Prokofiev: Piano Concertos – No 1 in D flat major, Op 10; No 3 in C major, Op 26; Overture on Hebrew Themes, Op 34bis

Reviewed on Fri 13 Oct, 2017

For all the unruffled poise and dazzling coordination on show, I do miss that last ounce of temperament needed for any performance if it's to really cut the mustard.

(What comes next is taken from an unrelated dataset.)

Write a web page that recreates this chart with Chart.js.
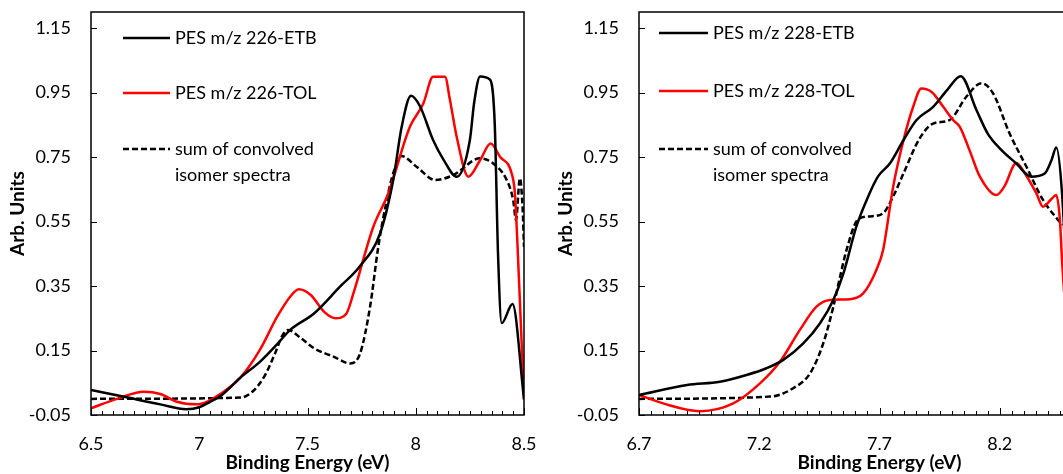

Enviably polished, supremely tasteful accounts of this appealing repertoire, if not quite the whole story. Simon Trpčeski proves a shapely and stylish soloist, fully on top of Prokofiev's prodigious technical demands, and he receives consistently articulate and sympathetic support from Vasily Petrenko and the excellent RLPO. In the youthful First Concerto, however, there isn't enough sense of edge-of seat danger, swagger and chutzpah for my own tastes. Granted, much melting beauty is distilled in the central Andante assai, and there's a welcome burst of energy in the work's coruscating closing pages, but the performance doesn't quite add up to the sum of its intermittently impressive parts. It's a similar tale in the Third, where the sparks don't fly in the manner of a Argerich, Béroff, Krainev or the composer himself (with Piero Coppola and the LSO, recorded in 1932). For all the unruffled poise and dazzling coordination on show, I do miss that last ounce of temperament needed for any performance if it's to really cut the mustard. There's a lovely filler in the shape of a conspicuously poised Overture on Hebrew Themes (one of the most beguiling I've encountered since Claudio Abbado's remarkable account with the Chamber Orchestra of Europe for DG). The engineering, too, is absolutely first class. Is it enough to tip the balance in the new disc's favour? Only you can decide.